| Cool, interesting links to code -- thank you! I chased down Intel's paper the code linked to describing how it works on archive.org. https://web.archive.org/web/20110317025924/https://software.... It's not just about using SIMD instructions (they help), and laying out memory to optimize cache performance (which also helps), but most importantly that Gaussian blur is a "separable filter" that you can break up into a horizontal and vertical pass, each of which require a lot fewer memory references (on the order of just two times the number of pixels times the kernel size, instead of the number of pixels times the kernel size squared): IIR Gaussian Blur Filter Implementation using Intel® Advanced Vector Extensions >This white paper proposes an implementation for the Infinite Impulse Response (IIR) Gaussian blur filter [1] [2] [3] using Intel® Advanced Vector Extensions (Intel® AVX) instructions. [...] >The IIR Gaussian blur filter applies equation (1) on each pixel through two sequential passes:
The horizontal pass: This pass processes the input image left-to-right (row-wise), then right-to-left. The output of the left-to-right pass is added to the right-to-left pass. >The vertical pass: Usually, the vertical pass processes the output from the horizontal pass top-to-bottom (column-wise), and then bottom-to-top. Accessing the input column-wise leads to a lot of cache blocks and impacts the performance of the filter. To avoid this, the horizontal pass transposes the output before writing to the output buffer. It makes the vertical pass similar to the horizontal pass and processes the intermediate output left-to-right, then right-to-left. The vertical pass again transposes the final output before writing the blurred image. https://bartwronski.com/2020/02/03/separate-your-filters-svd... >Separate your filters!
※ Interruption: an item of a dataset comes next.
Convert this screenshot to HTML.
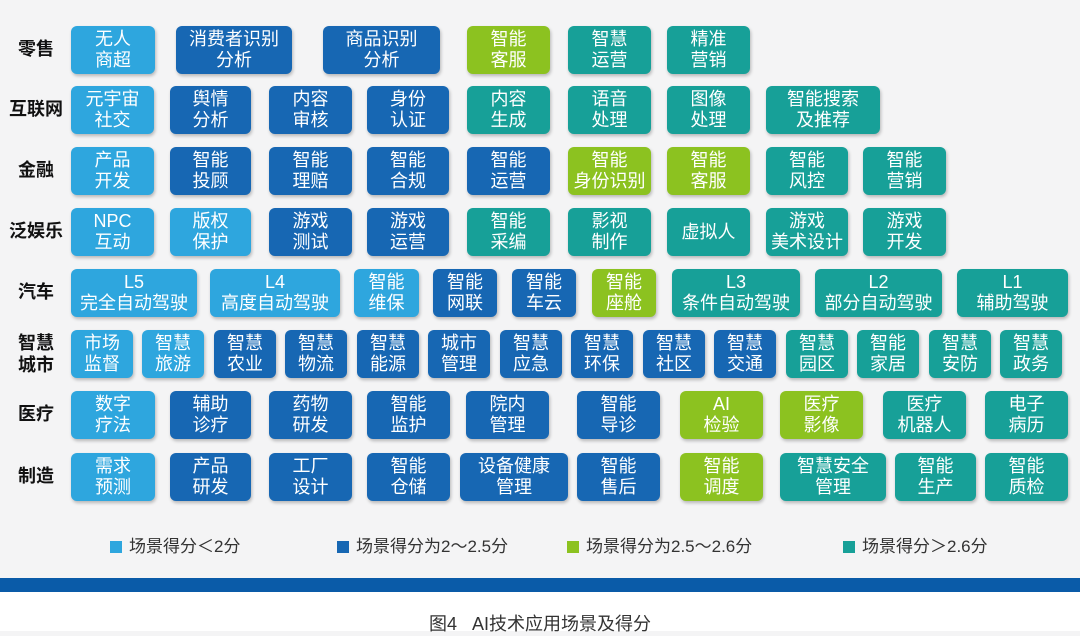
<!DOCTYPE html>
<html><head><meta charset="utf-8"><style>
body{margin:0;width:1080px;height:631px;position:relative;background:#f4f4f5;overflow:hidden;font-family:"Liberation Sans","Noto Sans CJK SC",sans-serif}
.b{position:absolute;height:48px;border-radius:6px;color:#fff;font-size:18px;line-height:21px;display:flex;align-items:center;justify-content:center;text-align:center;box-shadow:1px 2px 3px rgba(0,0,0,.25)}
.l{background:#2ea6de}.d{background:#1767b3}.g{background:#8cc220}.t{background:#17a098}
.lab{position:absolute;left:6px;width:60px;text-align:center;font-weight:bold;font-size:18px;line-height:22px;color:#111;white-space:nowrap}
.lg{position:absolute;top:537px;font-size:17px;color:#333;line-height:20px}
.lg i{display:inline-block;width:12px;height:12px;margin-right:7px;vertical-align:-1px}
</style></head><body>
<div class="lab" style="top:38px">零售</div>
<div class="lab" style="top:98px">互联网</div>
<div class="lab" style="top:159px">金融</div>
<div class="lab" style="top:220px">泛娱乐</div>
<div class="lab" style="top:281px">汽车</div>
<div class="lab" style="top:332px">智慧<br>城市</div>
<div class="lab" style="top:403px">医疗</div>
<div class="lab" style="top:465px">制造</div>

<div class="b l" style="top:26px;left:71px;width:84px">无人<br>商超</div>
<div class="b d" style="top:26px;left:176px;width:116px">消费者识别<br>分析</div>
<div class="b d" style="top:26px;left:323px;width:117px">商品识别<br>分析</div>
<div class="b g" style="top:26px;left:467px;width:83px">智能<br>客服</div>
<div class="b t" style="top:26px;left:568px;width:83px">智慧<br>运营</div>
<div class="b t" style="top:26px;left:667px;width:83px">精准<br>营销</div>

<div class="b l" style="top:86px;left:71px;width:83px">元宇宙<br>社交</div>
<div class="b d" style="top:86px;left:170px;width:81px">舆情<br>分析</div>
<div class="b d" style="top:86px;left:269px;width:83px">内容<br>审核</div>
<div class="b d" style="top:86px;left:367px;width:82px">身份<br>认证</div>
<div class="b t" style="top:86px;left:467px;width:83px">内容<br>生成</div>
<div class="b t" style="top:86px;left:568px;width:83px">语音<br>处理</div>
<div class="b t" style="top:86px;left:667px;width:83px">图像<br>处理</div>
<div class="b t" style="top:86px;left:766px;width:114px">智能搜索<br>及推荐</div>

<div class="b l" style="top:147px;left:71px;width:83px">产品<br>开发</div>
<div class="b d" style="top:147px;left:170px;width:81px">智能<br>投顾</div>
<div class="b d" style="top:147px;left:269px;width:83px">智能<br>理赔</div>
<div class="b d" style="top:147px;left:367px;width:82px">智能<br>合规</div>
<div class="b d" style="top:147px;left:467px;width:83px">智能<br>运营</div>
<div class="b g" style="top:147px;left:568px;width:83px">智能<br>身份识别</div>
<div class="b g" style="top:147px;left:667px;width:83px">智能<br>客服</div>
<div class="b t" style="top:147px;left:766px;width:82px">智能<br>风控</div>
<div class="b t" style="top:147px;left:863px;width:83px">智能<br>营销</div>

<div class="b l" style="top:208px;left:71px;width:83px">NPC<br>互动</div>
<div class="b l" style="top:208px;left:170px;width:81px">版权<br>保护</div>
<div class="b d" style="top:208px;left:269px;width:83px">游戏<br>测试</div>
<div class="b d" style="top:208px;left:367px;width:82px">游戏<br>运营</div>
<div class="b t" style="top:208px;left:467px;width:83px">智能<br>采编</div>
<div class="b t" style="top:208px;left:568px;width:83px">影视<br>制作</div>
<div class="b t" style="top:208px;left:667px;width:83px">虚拟人</div>
<div class="b t" style="top:208px;left:766px;width:82px">游戏<br>美术设计</div>
<div class="b t" style="top:208px;left:863px;width:83px">游戏<br>开发</div>

<div class="b l" style="top:269px;left:71px;width:126px">L5<br>完全自动驾驶</div>
<div class="b l" style="top:269px;left:210px;width:130px">L4<br>高度自动驾驶</div>
<div class="b l" style="top:269px;left:354px;width:65px">智能<br>维保</div>
<div class="b d" style="top:269px;left:433px;width:64px">智能<br>网联</div>
<div class="b d" style="top:269px;left:512px;width:64px">智能<br>车云</div>
<div class="b g" style="top:269px;left:592px;width:64px">智能<br>座舱</div>
<div class="b t" style="top:269px;left:672px;width:128px">L3<br>条件自动驾驶</div>
<div class="b t" style="top:269px;left:815px;width:127px">L2<br>部分自动驾驶</div>
<div class="b t" style="top:269px;left:957px;width:111px">L1<br>辅助驾驶</div>

<div class="b l" style="top:330px;left:71px;width:62px">市场<br>监督</div>
<div class="b l" style="top:330px;left:142px;width:62px">智慧<br>旅游</div>
<div class="b d" style="top:330px;left:214px;width:62px">智慧<br>农业</div>
<div class="b d" style="top:330px;left:285px;width:62px">智慧<br>物流</div>
<div class="b d" style="top:330px;left:357px;width:62px">智慧<br>能源</div>
<div class="b d" style="top:330px;left:428px;width:62px">城市<br>管理</div>
<div class="b d" style="top:330px;left:500px;width:62px">智慧<br>应急</div>
<div class="b d" style="top:330px;left:571px;width:62px">智慧<br>环保</div>
<div class="b d" style="top:330px;left:643px;width:62px">智慧<br>社区</div>
<div class="b d" style="top:330px;left:714px;width:62px">智慧<br>交通</div>
<div class="b t" style="top:330px;left:786px;width:62px">智慧<br>园区</div>
<div class="b t" style="top:330px;left:857px;width:62px">智能<br>家居</div>
<div class="b t" style="top:330px;left:929px;width:62px">智慧<br>安防</div>
<div class="b t" style="top:330px;left:1000px;width:62px">智慧<br>政务</div>

<div class="b l" style="top:391px;left:71px;width:84px">数字<br>疗法</div>
<div class="b d" style="top:391px;left:170px;width:81px">辅助<br>诊疗</div>
<div class="b d" style="top:391px;left:269px;width:83px">药物<br>研发</div>
<div class="b d" style="top:391px;left:367px;width:83px">智能<br>监护</div>
<div class="b d" style="top:391px;left:466px;width:83px">院内<br>管理</div>
<div class="b d" style="top:391px;left:577px;width:83px">智能<br>导诊</div>
<div class="b g" style="top:391px;left:680px;width:83px">AI<br>检验</div>
<div class="b g" style="top:391px;left:780px;width:83px">医疗<br>影像</div>
<div class="b t" style="top:391px;left:883px;width:83px">医疗<br>机器人</div>
<div class="b t" style="top:391px;left:985px;width:83px">电子<br>病历</div>

<div class="b l" style="top:453px;left:71px;width:84px">需求<br>预测</div>
<div class="b d" style="top:453px;left:170px;width:81px">产品<br>研发</div>
<div class="b d" style="top:453px;left:269px;width:83px">工厂<br>设计</div>
<div class="b d" style="top:453px;left:367px;width:83px">智能<br>仓储</div>
<div class="b d" style="top:453px;left:460px;width:108px">设备健康<br>管理</div>
<div class="b d" style="top:453px;left:577px;width:83px">智能<br>售后</div>
<div class="b g" style="top:453px;left:680px;width:83px">智能<br>调度</div>
<div class="b t" style="top:453px;left:780px;width:106px">智慧安全<br>管理</div>
<div class="b t" style="top:453px;left:895px;width:81px">智能<br>生产</div>
<div class="b t" style="top:453px;left:985px;width:83px">智能<br>质检</div>

<div class="lg" style="left:110px"><i style="background:#2ea6de"></i>场景得分＜2分</div>
<div class="lg" style="left:337px"><i style="background:#1767b3"></i>场景得分为2～2.5分</div>
<div class="lg" style="left:567px"><i style="background:#8cc220"></i>场景得分为2.5～2.6分</div>
<div class="lg" style="left:843px"><i style="background:#17a098"></i>场景得分＞2.6分</div>

<div style="position:absolute;left:0;top:578px;width:1080px;height:14px;background:#0a5ba8"></div>
<div style="position:absolute;left:0;top:592px;width:1080px;height:39px;background:#fff"></div>
<div style="position:absolute;left:0;top:610px;width:1080px;text-align:center;font-size:18px;color:#333">图4&nbsp;&nbsp;&nbsp;AI技术应用场景及得分</div>
</body></html>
Separability, SVD and low-rank approximation of 2D image processing filters
Posted on February 3, 2020 by bartwronski >In this blog post, I explore concepts around separable convolutional image filters: how can we check if a 2D filter (like convolution, blur, sharpening, feature detector) is separable, and how to compute separable approximations to any arbitrary 2D filter represented in a numerical / matrix form. I’m not covering any genuinely new research, but think it’s a really cool, fun, visual, interesting, and very practical topic, while being mostly unknown in the computer graphics community. https://en.wikipedia.org/wiki/Gaussian_blur#Mathematics >In addition to being circularly symmetric, the Gaussian blur can be applied to a two-dimensional image as two independent one-dimensional calculations, and so is termed a separable filter. That is, the effect of applying the two-dimensional matrix can also be achieved by applying a series of single-dimensional Gaussian matrices in the horizontal direction, then repeating the process in the vertical direction. In computational terms, this is a useful property, since the calculation can be performed in O(w_kernel w_image h_image) + O(h_kernel w_image h_image) time (where h is height and w is width; see Big O notation), as opposed to O(w_kernel h_kernel w_image h_image) for a non-separable kernel. |